In Tunbridge Wells there is a beautiful bookshop called Hall's; it is a place of pure magic, imagine the shop where Harry Potter bought his wand and then you will have it. Each wall is adorned with books, some paperback, most aged, browned, ornately bound.
Outside they sell books in a box for 50p and it was here that I found a wonderful old book, first edition and published in 1931.
The book is called Broome Stages and was written by Clemence Dane. It originally cost 8/6 when published.
Clemence was a novelist and playwright from Blackheath in Kent. She had recorded many successes, a notable one being her story Enter Sir John filmed by Alfred Hitchcock as Murder! in 1930.
Her real name was Winifred Ashton and she chose the pseudonym from the church along The Strand, St Clement Danes.
Broome Stages is set in the theatre and tells the story of the family Broome and their trials and tribulations.
The book itself has seen better days, but what drew me to it was a beautiful pciture on the inside, a wonderful introductory illustration of the title, with a head of (presumably) Shakespeare over the title and then two cherubs sitting either side of the publisher Heinemann.

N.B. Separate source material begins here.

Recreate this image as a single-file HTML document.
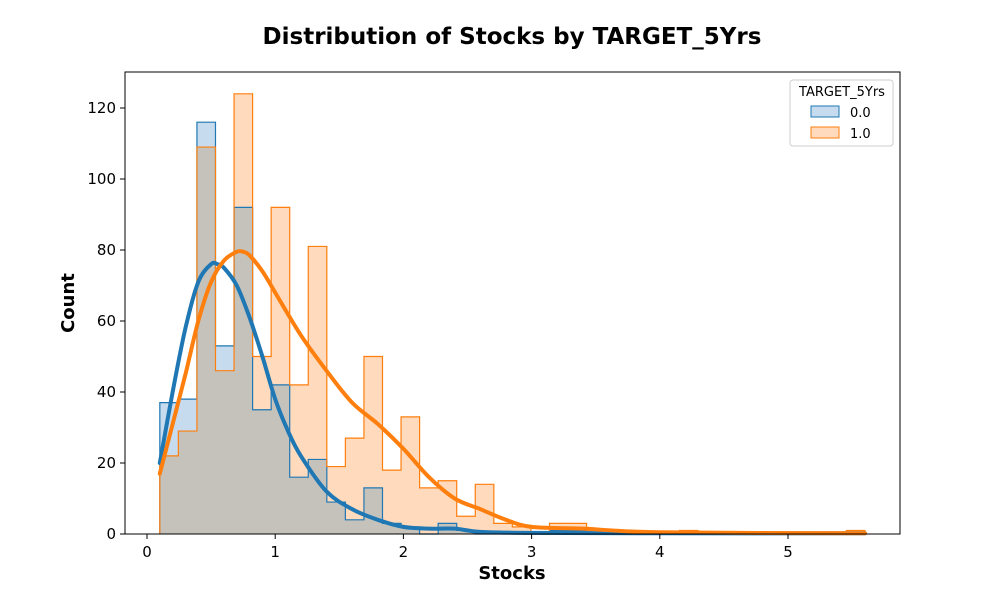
<!DOCTYPE html>
<html><head><meta charset="utf-8"><style>
body{margin:0;background:#fff;font-family:"Liberation Sans","DejaVu Sans",sans-serif}
</style></head><body>
<svg id="chart" width="1000" height="600" xmlns="http://www.w3.org/2000/svg" style="font-family:'DejaVu Sans','Liberation Sans',sans-serif">
<rect width="1000" height="600" fill="#fff"/>
<text x="512" y="44" text-anchor="middle" font-size="23" font-weight="bold">Distribution of Stocks by TARGET_5Yrs</text>
<g id="plot"></g>
<rect x="125" y="72" width="775" height="462" fill="none" stroke="#000" stroke-width="1"/>
<g id="axes" font-size="15"></g>
<text x="512" y="579" text-anchor="middle" font-size="18" font-weight="bold">Stocks</text>
<text transform="translate(74,303) rotate(-90)" text-anchor="middle" font-size="18" font-weight="bold">Count</text>
<g>
<rect x="790" y="80" width="103" height="66" rx="3" fill="#fff" stroke="#ccc"/>
<text x="842" y="96" text-anchor="middle" font-size="13">TARGET_5Yrs</text>
<rect x="811" y="106" width="28" height="11" fill="#c6dbed" stroke="#1f77b4"/>
<text x="850" y="117" font-size="13">0.0</text>
<rect x="811" y="127" width="28" height="11" fill="#ffdabc" stroke="#ff7f0e"/>
<text x="850" y="138" font-size="13">1.0</text>
</g>
</svg>
<script>
const binStart = 0.1;
const binWidth = 0.14474;
const countsNo = [37,38,116,53,92,35,42,16,21,9,4,13,3,2,0,3,1,0,0,0,0,1,1,0,0,0,0,0,0,0,0,0,0,0,0,0,0,0];
const countsYes = [22,29,109,46,124,50,92,42,81,19,27,50,18,33,13,15,5,14,3,2,0,3,3,1,0,0,0,0,1,0,0,0,0,0,0,0,0,1];
const kdeX0 = [0.1,0.2,0.3,0.4,0.5,0.55,0.6,0.7,0.8,0.9,1.0,1.1,1.2,1.4,1.6,1.8,2.0,2.2,2.4,2.6,3.0,4.0,5.6];
const kdeY0 = [20,40,58,71,76,76,75,70,61,50,38,29,22,12,7,4,2,1.5,1.5,0.6,0.3,0.2,0.2];
const kdeX1 = [0.1,0.2,0.3,0.4,0.5,0.6,0.7,0.75,0.8,0.9,1.0,1.2,1.4,1.6,1.8,2.0,2.2,2.4,2.6,2.8,3.0,3.4,4.0,5.6];
const kdeY1 = [17,31,45,60,71,77,79.5,79.5,78.5,74,68,56,46,37,31,24,16,10,7,4,2,1.5,0.5,0.2];
const xTicks = [0,1,2,3,4,5];
const yTicks = [0,20,40,60,80,100,120];

const X = v => 147 + v*128.2;
const Y = v => 534 - v*3.55;
const NS='http://www.w3.org/2000/svg';
const plot=document.getElementById('plot'), axes=document.getElementById('axes');
function mk(tag,attrs,parent){const e=document.createElementNS(NS,tag);for(const k in attrs)e.setAttribute(k,attrs[k]);parent.appendChild(e);return e;}
function stepPath(counts,close){
  let d=`M${X(binStart)},${Y(0)}`;
  counts.forEach((c,i)=>{const x0=X(binStart+i*binWidth),x1=X(binStart+(i+1)*binWidth);d+=`L${x0},${Y(c)}L${x1},${Y(c)}`;});
  d+=`L${X(binStart+counts.length*binWidth)},${Y(0)}`;
  if(close)d+='Z';return d;
}
const overlap=countsNo.map((c,i)=>Math.min(c,countsYes[i]));
let e;
e=mk('path',{d:stepPath(countsNo,true),fill:'#c6dbed'},plot);


e=mk('path',{d:stepPath(countsYes,true),fill:'#ffdabc'},plot);


e=mk('path',{d:stepPath(overlap,true),fill:'#c5c2bb'},plot);


e=mk('path',{d:stepPath(countsNo,false),fill:'none',stroke:'#1f77b4','stroke-width':1.2},plot);


e=mk('path',{d:stepPath(countsYes,false),fill:'none',stroke:'#ff7f0e','stroke-width':1.2},plot);


function smooth(xs,ys){
  const p=xs.map((x,i)=>[X(x),Y(ys[i])]);let d=`M${p[0][0]},${p[0][1]}`;
  for(let i=0;i<p.length-1;i++){const p0=p[Math.max(0,i-1)],p1=p[i],p2=p[i+1],p3=p[Math.min(p.length-1,i+2)];
    d+=`C${p1[0]+(p2[0]-p0[0])/6},${p1[1]+(p2[1]-p0[1])/6} ${p2[0]-(p3[0]-p1[0])/6},${p2[1]-(p3[1]-p1[1])/6} ${p2[0]},${p2[1]}`;}
  return d;
}
e=mk('path',{d:smooth(kdeX0,kdeY0),fill:'none',stroke:'#1f77b4','stroke-width':4,'stroke-linecap':'round'},plot);


e=mk('path',{d:smooth(kdeX1,kdeY1),fill:'none',stroke:'#ff7f0e','stroke-width':4,'stroke-linecap':'round'},plot);


xTicks.forEach(t=>{
  mk('line',{x1:X(t),x2:X(t),y1:534,y2:539,stroke:'#000'},axes);
  e=mk('text',{x:X(t),y:557,'text-anchor':'middle'},axes);e.textContent=t;
  
  
});
yTicks.forEach(t=>{
  mk('line',{x1:120,x2:125,y1:Y(t),y2:Y(t),stroke:'#000'},axes);
  e=mk('text',{x:116,y:Y(t)+5,'text-anchor':'end'},axes);e.textContent=t;
  
  
});
</script>
</body></html>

Rare books has long been an interest of mine; whether or not anything I pick up is rare I am not certain but I have some really good old books such as Paradise Lost and The Cloister and the Hearth (which I did start to adapt as a script, it would make a brilliant film).
The rarest book in the world, according to Wiki, is the Mazarin Bible; only 180 of these were published and probably were mainly sold to universities and the wealthy. It is the first printed book, using a gothic font and legal paper. The last sale for one of these was in 1978 for £2.2m; an estimate worth now is £35m.
How I would love my little book to be worth something like that.